I appreciate you elucidating your opinion a bit. I suspect the article on the 16th amendment doesn't mention Eisner v. Macomber because Eisner v. Macomber was largely made irrelevant by subsequent decisions by the Court. Or so the Wikipedia article on that decision explains:
https://en.wikipedia.org/wiki/Eisner_v._Macomber#Aftermath. I recommend you read that section, and also the following section that goes into how Eisner v. Macomber is often misapplied or misunderstood by anti-tax activists. Wikipedia is of course not the final word but my experience is that it gets things like this correct nearly 100% of the time.
The term in the 16th amendment is "income", and as the Wikipedia article states, "An important principle taken from Eisner v. Macomber is that the word "income" in the Sixteenth Amendment is generally given its ordinary plain English meaning." So yes, your income from your job is the amount of money your employer has agreed to pay you. Or customers, I suppose, if you own a business. By the very definition of currency that is exactly how the time and energy you've put into your labor is valued.

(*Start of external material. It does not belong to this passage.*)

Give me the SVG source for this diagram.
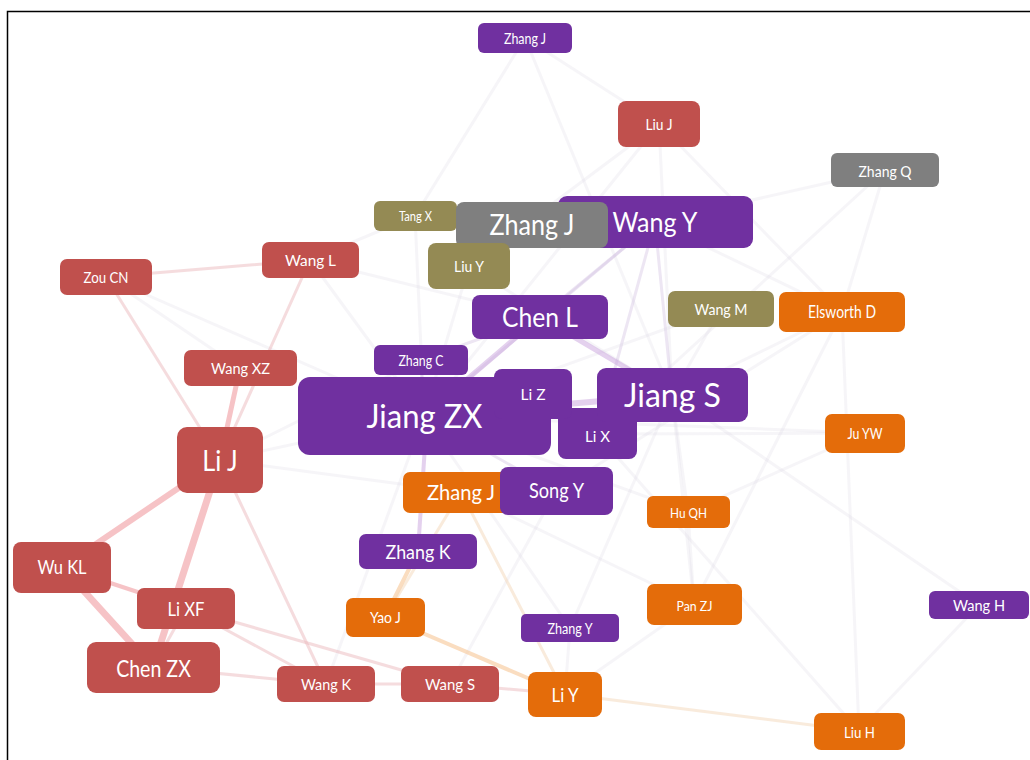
<svg xmlns="http://www.w3.org/2000/svg" width="1030" height="760" viewBox="0 0 1030 760">
<style>
.n text{font-family:Lato,"Open Sans","Liberation Sans",sans-serif;fill:#fff;text-anchor:middle}
.red{fill:#C0504D}.pur{fill:#7030A0}.ora{fill:#E46C0A}.oli{fill:#948A54}.gry{fill:#7F7F7F}
.e line{stroke-linecap:round}
.f{stroke:#DCD6E2;stroke-width:3;stroke-opacity:.25}
.r1{stroke:#F2A9AE;stroke-opacity:.7}
.r2{stroke:#EBB9BD;stroke-width:3;stroke-opacity:.5}
.p1{stroke:#C9A3DE;stroke-opacity:.5}
.p2{stroke:#D2C0E0;stroke-width:3;stroke-opacity:.4}
.o1{stroke:#F7C796;stroke-opacity:.6}
.o2{stroke:#F3D7BA;stroke-width:3;stroke-opacity:.5}
</style>
<rect width="1030" height="760" fill="#fff"/>
<path d="M7.5,760V11.5H1030" fill="none" stroke="#000" stroke-width="1.5"/>
<g id="connectors" class="e">
<line class="f" x1="525" y1="38" x2="659" y2="124"/>
<line class="f" x1="525" y1="38" x2="415" y2="216"/>
<line class="f" x1="525" y1="38" x2="672" y2="395"/>
<line class="f" x1="659" y1="124" x2="424" y2="416"/>
<line class="f" x1="659" y1="124" x2="672" y2="395"/>
<line class="f" x1="659" y1="124" x2="842" y2="312"/>
<line class="f" x1="659" y1="124" x2="469" y2="266"/>
<line class="f" x1="885" y1="170" x2="655" y2="222"/>
<line class="f" x1="885" y1="170" x2="842" y2="312"/>
<line class="f" x1="885" y1="170" x2="597" y2="434"/>
<line class="f" x1="415" y1="216" x2="310" y2="260"/>
<line class="f" x1="415" y1="216" x2="424" y2="416"/>
<line class="f" x1="469" y1="266" x2="424" y2="416"/>
<line class="f" x1="469" y1="266" x2="672" y2="395"/>
<line class="f" x1="310" y1="260" x2="540" y2="317"/>
<line class="f" x1="310" y1="260" x2="424" y2="416"/>
<line class="f" x1="106" y1="277" x2="424" y2="416"/>
<line class="f" x1="106" y1="277" x2="240" y2="368"/>
<line class="p2" x1="655" y1="222" x2="672" y2="395"/>
<line class="p2" x1="655" y1="222" x2="540" y2="317"/>
<line class="p2" x1="655" y1="222" x2="424" y2="416"/>
<line class="p2" x1="655" y1="222" x2="597" y2="434"/>
<line class="f" x1="655" y1="222" x2="842" y2="312"/>
<line class="f" x1="721" y1="309" x2="424" y2="416"/>
<line class="f" x1="721" y1="309" x2="672" y2="395"/>
<line class="f" x1="842" y1="312" x2="672" y2="395"/>
<line class="f" x1="842" y1="312" x2="694" y2="604"/>
<line class="f" x1="842" y1="312" x2="859" y2="731"/>
<line class="f" x1="842" y1="312" x2="556" y2="491"/>
<line class="f" x1="865" y1="433" x2="597" y2="434"/>
<line class="f" x1="865" y1="433" x2="424" y2="416"/>
<line class="f" x1="865" y1="433" x2="688" y2="512"/>
<line class="f" x1="979" y1="605" x2="672" y2="395"/>
<line class="f" x1="979" y1="605" x2="859" y2="731"/>
<line class="f" x1="859" y1="731" x2="597" y2="434"/>
<line class="f" x1="688" y1="512" x2="694" y2="604"/>
<line class="f" x1="688" y1="512" x2="424" y2="416"/>
<line class="f" x1="688" y1="512" x2="672" y2="395"/>
<line class="f" x1="694" y1="604" x2="672" y2="395"/>
<line class="f" x1="694" y1="604" x2="565" y2="694"/>
<line class="f" x1="694" y1="604" x2="461" y2="492"/>
<line class="f" x1="570" y1="628" x2="424" y2="416"/>
<line class="f" x1="570" y1="628" x2="672" y2="395"/>
<line class="f" x1="570" y1="628" x2="565" y2="694"/>
<line class="f" x1="421" y1="360" x2="220" y2="460"/>
<line class="f" x1="220" y1="460" x2="461" y2="492"/>
<line class="f" x1="220" y1="460" x2="424" y2="416"/>
<line class="f" x1="450" y1="684" x2="556" y2="491"/>
<line class="f" x1="326" y1="684" x2="424" y2="416"/>
<line class="p1" stroke-width="6" x1="424" y1="416" x2="672" y2="395"/>
<line class="p1" stroke-width="5" x1="424" y1="416" x2="540" y2="317"/>
<line class="p1" stroke-width="5" x1="540" y1="317" x2="672" y2="395"/>
<line class="p1" stroke-width="4" x1="427" y1="416" x2="418" y2="551"/>
<line class="p2" x1="424" y1="416" x2="556" y2="491"/>
<line class="p2" x1="421" y1="360" x2="424" y2="416"/>
<line class="p2" x1="540" y1="317" x2="421" y2="360"/>
<line class="o1" stroke-width="4" x1="418" y1="551" x2="385" y2="617"/>
<line class="o1" stroke-width="4" x1="385" y1="617" x2="565" y2="694"/>
<line class="o2" x1="565" y1="694" x2="859" y2="731"/>
<line class="o2" x1="461" y1="492" x2="385" y2="617"/>
<line class="o2" x1="565" y1="694" x2="461" y2="492"/>
<line class="r1" stroke-width="7" x1="220" y1="460" x2="153" y2="667"/>
<line class="r1" stroke-width="6" x1="220" y1="460" x2="62" y2="567"/>
<line class="r1" stroke-width="7" x1="62" y1="567" x2="153" y2="667"/>
<line class="r1" stroke-width="5" x1="240" y1="368" x2="220" y2="460"/>
<line class="r1" stroke-width="4" x1="62" y1="567" x2="186" y2="608"/>
<line class="r2" x1="186" y1="608" x2="153" y2="667"/>
<line class="r2" x1="186" y1="608" x2="326" y2="684"/>
<line class="r2" x1="186" y1="608" x2="450" y2="684"/>
<line class="r2" x1="153" y1="667" x2="326" y2="684"/>
<line class="r2" x1="326" y1="684" x2="450" y2="684"/>
<line class="r2" x1="220" y1="460" x2="326" y2="684"/>
<line class="r2" x1="106" y1="277" x2="310" y2="260"/>
<line class="r2" x1="106" y1="277" x2="220" y2="460"/>
<line class="r2" x1="310" y1="260" x2="220" y2="460"/>
<line class="r2" x1="450" y1="684" x2="565" y2="694"/>
</g>
<g id="n-zhangj-top" class="n"><rect class="pur" x="478" y="23" width="94" height="30" rx="6"/><text x="525" y="43.5" font-size="15" textLength="42" lengthAdjust="spacingAndGlyphs">Zhang J</text></g>
<g id="n-liuj" class="n"><rect class="red" x="618" y="101" width="82" height="46" rx="8"/><text x="659" y="130" font-size="16" textLength="27" lengthAdjust="spacingAndGlyphs">Liu J</text></g>
<g id="n-zhangq" class="n"><rect class="gry" x="831" y="153" width="108" height="34" rx="6"/><text x="885" y="177" font-size="16" textLength="53" lengthAdjust="spacingAndGlyphs">Zhang Q</text></g>
<g id="n-tangx" class="n"><rect class="oli" x="374" y="201" width="83" height="30" rx="6"/><text x="415.5" y="221" font-size="12.5" textLength="33" lengthAdjust="spacingAndGlyphs">Tang X</text></g>
<g id="n-wangy" class="n"><rect class="pur" x="558" y="196" width="195" height="52" rx="9"/><text x="655" y="232" font-size="26" textLength="85" lengthAdjust="spacingAndGlyphs">Wang Y</text></g>
<g id="n-zhangj-gray" class="n"><rect class="gry" x="456" y="202" width="152" height="46" rx="8"/><text x="532" y="235" font-size="28" textLength="85" lengthAdjust="spacingAndGlyphs">Zhang J</text></g>
<g id="n-liuy" class="n"><rect class="oli" x="428" y="243" width="82" height="46" rx="8"/><text x="469" y="272" font-size="15.5" textLength="30" lengthAdjust="spacingAndGlyphs">Liu Y</text></g>
<g id="n-wangl" class="n"><rect class="red" x="262" y="242" width="97" height="36" rx="7"/><text x="310.5" y="266" font-size="15.5" textLength="51" lengthAdjust="spacingAndGlyphs">Wang L</text></g>
<g id="n-zoucn" class="n"><rect class="red" x="60" y="259" width="92" height="36" rx="7"/><text x="106" y="283" font-size="15" textLength="45" lengthAdjust="spacingAndGlyphs">Zou CN</text></g>
<g id="n-chenl" class="n"><rect class="pur" x="472" y="295" width="136" height="44" rx="8"/><text x="540" y="327" font-size="26" textLength="76" lengthAdjust="spacingAndGlyphs">Chen L</text></g>
<g id="n-wangm" class="n"><rect class="oli" x="668" y="291" width="106" height="36" rx="7"/><text x="721" y="315" font-size="16" textLength="53" lengthAdjust="spacingAndGlyphs">Wang M</text></g>
<g id="n-elsworthd" class="n"><rect class="ora" x="779" y="292" width="126" height="40" rx="7"/><text x="842" y="318" font-size="17" textLength="68" lengthAdjust="spacingAndGlyphs">Elsworth D</text></g>
<g id="n-zhangc" class="n"><rect class="pur" x="374" y="345" width="94" height="30" rx="6"/><text x="421" y="366" font-size="15" textLength="45" lengthAdjust="spacingAndGlyphs">Zhang C</text></g>
<g id="n-wangxz" class="n"><rect class="red" x="184" y="350" width="113" height="36" rx="7"/><text x="240.5" y="374" font-size="15.5" textLength="59" lengthAdjust="spacingAndGlyphs">Wang XZ</text></g>
<g id="n-jiangzx" class="n"><rect class="pur" x="298" y="377" width="253" height="78" rx="12"/><text x="424.5" y="428" font-size="33" textLength="116" lengthAdjust="spacingAndGlyphs">Jiang ZX</text></g>
<g id="n-lix" class="n"><rect class="pur" x="558" y="408" width="79" height="51" rx="8"/><text x="597.5" y="441.5" font-size="16" textLength="25" lengthAdjust="spacingAndGlyphs">Li X</text></g>
<g id="n-liz" class="n"><rect class="pur" x="494" y="369" width="78" height="50" rx="8"/><text x="533" y="400" font-size="16" textLength="25" lengthAdjust="spacingAndGlyphs">Li Z</text></g>
<g id="n-jiangs" class="n"><rect class="pur" x="597" y="368" width="151" height="54" rx="9"/><text x="672.5" y="407" font-size="32" textLength="97" lengthAdjust="spacingAndGlyphs">Jiang S</text></g>
<g id="n-lij" class="n"><rect class="red" x="177" y="427" width="86" height="66" rx="10"/><text x="220" y="470.5" font-size="29" textLength="35.5" lengthAdjust="spacingAndGlyphs">Li J</text></g>
<g id="n-juyw" class="n"><rect class="ora" x="825" y="414" width="80" height="39" rx="7"/><text x="865" y="439" font-size="15" textLength="35" lengthAdjust="spacingAndGlyphs">Ju YW</text></g>
<g id="n-huqh" class="n"><rect class="ora" x="647" y="496" width="83" height="32" rx="6"/><text x="688.5" y="517.5" font-size="14" textLength="37" lengthAdjust="spacingAndGlyphs">Hu QH</text></g>
<g id="n-zhangj-orange" class="n"><rect class="ora" x="403" y="472" width="116" height="41" rx="7"/><text x="461" y="500" font-size="21" textLength="68" lengthAdjust="spacingAndGlyphs">Zhang J</text></g>
<g id="n-songy" class="n"><rect class="pur" x="500" y="467" width="113" height="48" rx="8"/><text x="556.5" y="498" font-size="21" textLength="55" lengthAdjust="spacingAndGlyphs">Song Y</text></g>
<g id="n-zhangk" class="n"><rect class="pur" x="359" y="534" width="118" height="35" rx="7"/><text x="418" y="559" font-size="20" textLength="65" lengthAdjust="spacingAndGlyphs">Zhang K</text></g>
<g id="n-wukl" class="n"><rect class="red" x="13" y="542" width="98" height="51" rx="8"/><text x="62" y="574" font-size="18.5" textLength="49" lengthAdjust="spacingAndGlyphs">Wu KL</text></g>
<g id="n-lixf" class="n"><rect class="red" x="137" y="588" width="98" height="41" rx="7"/><text x="186" y="615.5" font-size="18.5" textLength="37" lengthAdjust="spacingAndGlyphs">Li XF</text></g>
<g id="n-panzj" class="n"><rect class="ora" x="647" y="584" width="95" height="41" rx="7"/><text x="694.5" y="610.5" font-size="14" textLength="36" lengthAdjust="spacingAndGlyphs">Pan ZJ</text></g>
<g id="n-wangh" class="n"><rect class="pur" x="929" y="591" width="100" height="28" rx="6"/><text x="979" y="611" font-size="15.5" textLength="52" lengthAdjust="spacingAndGlyphs">Wang H</text></g>
<g id="n-yaoj" class="n"><rect class="ora" x="346" y="598" width="79" height="39" rx="7"/><text x="385.5" y="623" font-size="15" textLength="31" lengthAdjust="spacingAndGlyphs">Yao J</text></g>
<g id="n-zhangy" class="n"><rect class="pur" x="521" y="614" width="98" height="28" rx="5"/><text x="570" y="634" font-size="15" textLength="45" lengthAdjust="spacingAndGlyphs">Zhang Y</text></g>
<g id="n-chenzx" class="n"><rect class="red" x="87" y="642" width="133" height="51" rx="9"/><text x="153.5" y="676.5" font-size="23" textLength="74.7" lengthAdjust="spacingAndGlyphs">Chen ZX</text></g>
<g id="n-wangk" class="n"><rect class="red" x="277" y="666" width="98" height="36" rx="7"/><text x="326" y="690" font-size="16" textLength="50" lengthAdjust="spacingAndGlyphs">Wang K</text></g>
<g id="n-wangs" class="n"><rect class="red" x="401" y="666" width="98" height="36" rx="7"/><text x="450" y="690" font-size="16" textLength="50" lengthAdjust="spacingAndGlyphs">Wang S</text></g>
<g id="n-liy" class="n"><rect class="ora" x="528" y="672" width="74" height="45" rx="8"/><text x="565" y="701.5" font-size="20" textLength="27" lengthAdjust="spacingAndGlyphs">Li Y</text></g>
<g id="n-liuh" class="n"><rect class="ora" x="814" y="713" width="91" height="37" rx="7"/><text x="859.5" y="738" font-size="16" textLength="31" lengthAdjust="spacingAndGlyphs">Liu H</text></g>
</svg>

But that Amendment is perfectly clear.
Arguing to change the Constitution is very different than you saying that income tax is unconstitutional, which is where this discussion began. If you want to get into reasons why you feel the 16th Amendment should be changed/revoked, we can do that (in a different thread, preferably). But in my opinion you shouldn't claim that income tax is unconstitutional when it clearly is. That just weakens any other arguments you might have.